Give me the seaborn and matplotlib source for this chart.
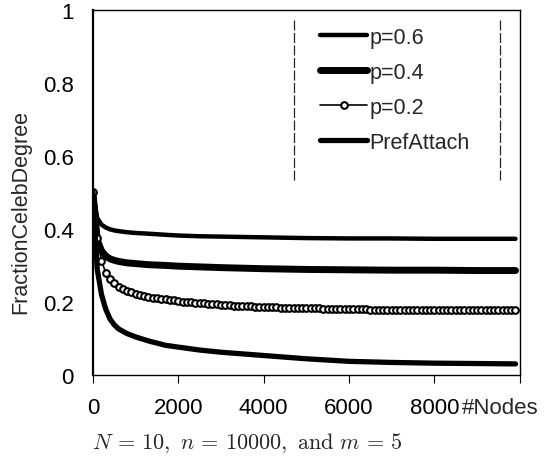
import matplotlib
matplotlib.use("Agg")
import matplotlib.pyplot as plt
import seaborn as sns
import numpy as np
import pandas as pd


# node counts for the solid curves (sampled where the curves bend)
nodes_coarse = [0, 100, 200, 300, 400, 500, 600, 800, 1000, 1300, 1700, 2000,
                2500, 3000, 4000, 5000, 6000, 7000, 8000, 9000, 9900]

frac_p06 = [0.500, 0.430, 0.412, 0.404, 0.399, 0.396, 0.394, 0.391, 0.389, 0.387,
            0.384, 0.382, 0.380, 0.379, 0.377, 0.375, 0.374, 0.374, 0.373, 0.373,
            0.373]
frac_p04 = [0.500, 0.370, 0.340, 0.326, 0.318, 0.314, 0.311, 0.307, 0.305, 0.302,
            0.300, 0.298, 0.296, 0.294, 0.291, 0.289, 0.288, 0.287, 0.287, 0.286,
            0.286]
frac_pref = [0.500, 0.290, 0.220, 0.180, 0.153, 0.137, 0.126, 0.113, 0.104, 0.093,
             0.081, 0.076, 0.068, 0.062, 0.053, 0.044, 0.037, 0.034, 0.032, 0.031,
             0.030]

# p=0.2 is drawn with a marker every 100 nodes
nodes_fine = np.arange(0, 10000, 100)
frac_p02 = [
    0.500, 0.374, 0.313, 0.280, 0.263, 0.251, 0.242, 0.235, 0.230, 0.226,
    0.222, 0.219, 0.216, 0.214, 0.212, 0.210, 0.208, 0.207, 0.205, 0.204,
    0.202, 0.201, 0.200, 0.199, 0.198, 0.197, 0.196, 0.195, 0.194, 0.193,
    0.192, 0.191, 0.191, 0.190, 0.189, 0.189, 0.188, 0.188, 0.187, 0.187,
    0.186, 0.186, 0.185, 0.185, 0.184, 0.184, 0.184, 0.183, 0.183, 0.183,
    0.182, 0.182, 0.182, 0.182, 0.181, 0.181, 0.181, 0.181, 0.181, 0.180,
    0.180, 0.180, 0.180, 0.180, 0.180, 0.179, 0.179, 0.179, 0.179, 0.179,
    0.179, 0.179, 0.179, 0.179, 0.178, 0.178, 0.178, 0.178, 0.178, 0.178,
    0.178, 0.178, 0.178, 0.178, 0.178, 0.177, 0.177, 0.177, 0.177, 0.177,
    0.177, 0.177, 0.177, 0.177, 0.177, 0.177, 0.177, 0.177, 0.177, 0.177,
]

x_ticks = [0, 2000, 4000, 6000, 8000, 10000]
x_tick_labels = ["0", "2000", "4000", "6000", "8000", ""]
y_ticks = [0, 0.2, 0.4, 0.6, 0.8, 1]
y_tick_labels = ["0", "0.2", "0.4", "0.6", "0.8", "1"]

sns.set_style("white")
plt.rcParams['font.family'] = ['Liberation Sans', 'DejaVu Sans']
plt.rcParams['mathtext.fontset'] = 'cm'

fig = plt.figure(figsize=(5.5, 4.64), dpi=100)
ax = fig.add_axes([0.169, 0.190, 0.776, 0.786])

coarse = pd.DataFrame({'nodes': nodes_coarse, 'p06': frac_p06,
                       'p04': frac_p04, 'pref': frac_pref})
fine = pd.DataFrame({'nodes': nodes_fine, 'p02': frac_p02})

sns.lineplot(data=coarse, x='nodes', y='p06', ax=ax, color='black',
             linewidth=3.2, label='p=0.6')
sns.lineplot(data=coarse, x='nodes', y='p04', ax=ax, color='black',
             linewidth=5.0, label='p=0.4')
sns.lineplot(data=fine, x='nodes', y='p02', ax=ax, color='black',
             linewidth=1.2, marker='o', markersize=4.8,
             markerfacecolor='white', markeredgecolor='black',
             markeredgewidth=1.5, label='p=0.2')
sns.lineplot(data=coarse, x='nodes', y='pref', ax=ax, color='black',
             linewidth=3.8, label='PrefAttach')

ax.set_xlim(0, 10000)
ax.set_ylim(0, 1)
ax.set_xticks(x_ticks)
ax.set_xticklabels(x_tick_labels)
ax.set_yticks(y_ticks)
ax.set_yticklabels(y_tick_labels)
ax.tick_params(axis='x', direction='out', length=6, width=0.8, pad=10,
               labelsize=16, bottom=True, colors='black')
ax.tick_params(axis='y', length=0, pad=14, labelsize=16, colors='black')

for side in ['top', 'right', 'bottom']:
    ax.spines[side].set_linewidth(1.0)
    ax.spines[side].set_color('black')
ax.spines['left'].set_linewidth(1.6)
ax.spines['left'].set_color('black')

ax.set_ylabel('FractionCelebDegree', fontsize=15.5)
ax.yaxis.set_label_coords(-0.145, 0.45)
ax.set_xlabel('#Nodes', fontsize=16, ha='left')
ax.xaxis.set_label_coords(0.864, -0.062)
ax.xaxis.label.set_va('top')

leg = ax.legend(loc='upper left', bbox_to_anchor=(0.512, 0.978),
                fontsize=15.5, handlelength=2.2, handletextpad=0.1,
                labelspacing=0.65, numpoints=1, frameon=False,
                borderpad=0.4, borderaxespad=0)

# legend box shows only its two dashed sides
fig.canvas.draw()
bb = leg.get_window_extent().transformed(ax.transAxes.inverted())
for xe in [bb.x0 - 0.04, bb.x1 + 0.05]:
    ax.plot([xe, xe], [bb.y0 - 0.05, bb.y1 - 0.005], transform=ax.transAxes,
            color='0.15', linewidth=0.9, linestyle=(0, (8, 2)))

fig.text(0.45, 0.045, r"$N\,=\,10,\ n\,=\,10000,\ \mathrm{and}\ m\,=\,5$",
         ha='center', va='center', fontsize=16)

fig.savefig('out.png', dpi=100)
::::
● WORK TO BE COMPLETED
Repeat the material above verbatim. Leave the pictures behind.

● EXERCISE RESULT
Give me the seaborn and matplotlib source for this chart.
import matplotlib
matplotlib.use("Agg")
import matplotlib.pyplot as plt
import seaborn as sns
import numpy as np
import pandas as pd


# node counts for the solid curves (sampled where the curves bend)
nodes_coarse = [0, 100, 200, 300, 400, 500, 600, 800, 1000, 1300, 1700, 2000,
                2500, 3000, 4000, 5000, 6000, 7000, 8000, 9000, 9900]

frac_p06 = [0.500, 0.430, 0.412, 0.404, 0.399, 0.396, 0.394, 0.391, 0.389, 0.387,
            0.384, 0.382, 0.380, 0.379, 0.377, 0.375, 0.374, 0.374, 0.373, 0.373,
            0.373]
frac_p04 = [0.500, 0.370, 0.340, 0.326, 0.318, 0.314, 0.311, 0.307, 0.305, 0.302,
            0.300, 0.298, 0.296, 0.294, 0.291, 0.289, 0.288, 0.287, 0.287, 0.286,
            0.286]
frac_pref = [0.500, 0.290, 0.220, 0.180, 0.153, 0.137, 0.126, 0.113, 0.104, 0.093,
             0.081, 0.076, 0.068, 0.062, 0.053, 0.044, 0.037, 0.034, 0.032, 0.031,
             0.030]

# p=0.2 is drawn with a marker every 100 nodes
nodes_fine = np.arange(0, 10000, 100)
frac_p02 = [
    0.500, 0.374, 0.313, 0.280, 0.263, 0.251, 0.242, 0.235, 0.230, 0.226,
    0.222, 0.219, 0.216, 0.214, 0.212, 0.210, 0.208, 0.207, 0.205, 0.204,
    0.202, 0.201, 0.200, 0.199, 0.198, 0.197, 0.196, 0.195, 0.194, 0.193,
    0.192, 0.191, 0.191, 0.190, 0.189, 0.189, 0.188, 0.188, 0.187, 0.187,
    0.186, 0.186, 0.185, 0.185, 0.184, 0.184, 0.184, 0.183, 0.183, 0.183,
    0.182, 0.182, 0.182, 0.182, 0.181, 0.181, 0.181, 0.181, 0.181, 0.180,
    0.180, 0.180, 0.180, 0.180, 0.180, 0.179, 0.179, 0.179, 0.179, 0.179,
    0.179, 0.179, 0.179, 0.179, 0.178, 0.178, 0.178, 0.178, 0.178, 0.178,
    0.178, 0.178, 0.178, 0.178, 0.178, 0.177, 0.177, 0.177, 0.177, 0.177,
    0.177, 0.177, 0.177, 0.177, 0.177, 0.177, 0.177, 0.177, 0.177, 0.177,
]

x_ticks = [0, 2000, 4000, 6000, 8000, 10000]
x_tick_labels = ["0", "2000", "4000", "6000", "8000", ""]
y_ticks = [0, 0.2, 0.4, 0.6, 0.8, 1]
y_tick_labels = ["0", "0.2", "0.4", "0.6", "0.8", "1"]

sns.set_style("white")
plt.rcParams['font.family'] = ['Liberation Sans', 'DejaVu Sans']
plt.rcParams['mathtext.fontset'] = 'cm'

fig = plt.figure(figsize=(5.5, 4.64), dpi=100)
ax = fig.add_axes([0.169, 0.190, 0.776, 0.786])

coarse = pd.DataFrame({'nodes': nodes_coarse, 'p06': frac_p06,
                       'p04': frac_p04, 'pref': frac_pref})
fine = pd.DataFrame({'nodes': nodes_fine, 'p02': frac_p02})

sns.lineplot(data=coarse, x='nodes', y='p06', ax=ax, color='black',
             linewidth=3.2, label='p=0.6')
sns.lineplot(data=coarse, x='nodes', y='p04', ax=ax, color='black',
             linewidth=5.0, label='p=0.4')
sns.lineplot(data=fine, x='nodes', y='p02', ax=ax, color='black',
             linewidth=1.2, marker='o', markersize=4.8,
             markerfacecolor='white', markeredgecolor='black',
             markeredgewidth=1.5, label='p=0.2')
sns.lineplot(data=coarse, x='nodes', y='pref', ax=ax, color='black',
             linewidth=3.8, label='PrefAttach')

ax.set_xlim(0, 10000)
ax.set_ylim(0, 1)
ax.set_xticks(x_ticks)
ax.set_xticklabels(x_tick_labels)
ax.set_yticks(y_ticks)
ax.set_yticklabels(y_tick_labels)
ax.tick_params(axis='x', direction='out', length=6, width=0.8, pad=10,
               labelsize=16, bottom=True, colors='black')
ax.tick_params(axis='y', length=0, pad=14, labelsize=16, colors='black')

for side in ['top', 'right', 'bottom']:
    ax.spines[side].set_linewidth(1.0)
    ax.spines[side].set_color('black')
ax.spines['left'].set_linewidth(1.6)
ax.spines['left'].set_color('black')

ax.set_ylabel('FractionCelebDegree', fontsize=15.5)
ax.yaxis.set_label_coords(-0.145, 0.45)
ax.set_xlabel('#Nodes', fontsize=16, ha='left')
ax.xaxis.set_label_coords(0.864, -0.062)
ax.xaxis.label.set_va('top')

leg = ax.legend(loc='upper left', bbox_to_anchor=(0.512, 0.978),
                fontsize=15.5, handlelength=2.2, handletextpad=0.1,
                labelspacing=0.65, numpoints=1, frameon=False,
                borderpad=0.4, borderaxespad=0)

# legend box shows only its two dashed sides
fig.canvas.draw()
bb = leg.get_window_extent().transformed(ax.transAxes.inverted())
for xe in [bb.x0 - 0.04, bb.x1 + 0.05]:
    ax.plot([xe, xe], [bb.y0 - 0.05, bb.y1 - 0.005], transform=ax.transAxes,
            color='0.15', linewidth=0.9, linestyle=(0, (8, 2)))

fig.text(0.45, 0.045, r"$N\,=\,10,\ n\,=\,10000,\ \mathrm{and}\ m\,=\,5$",
         ha='center', va='center', fontsize=16)

fig.savefig('out.png', dpi=100)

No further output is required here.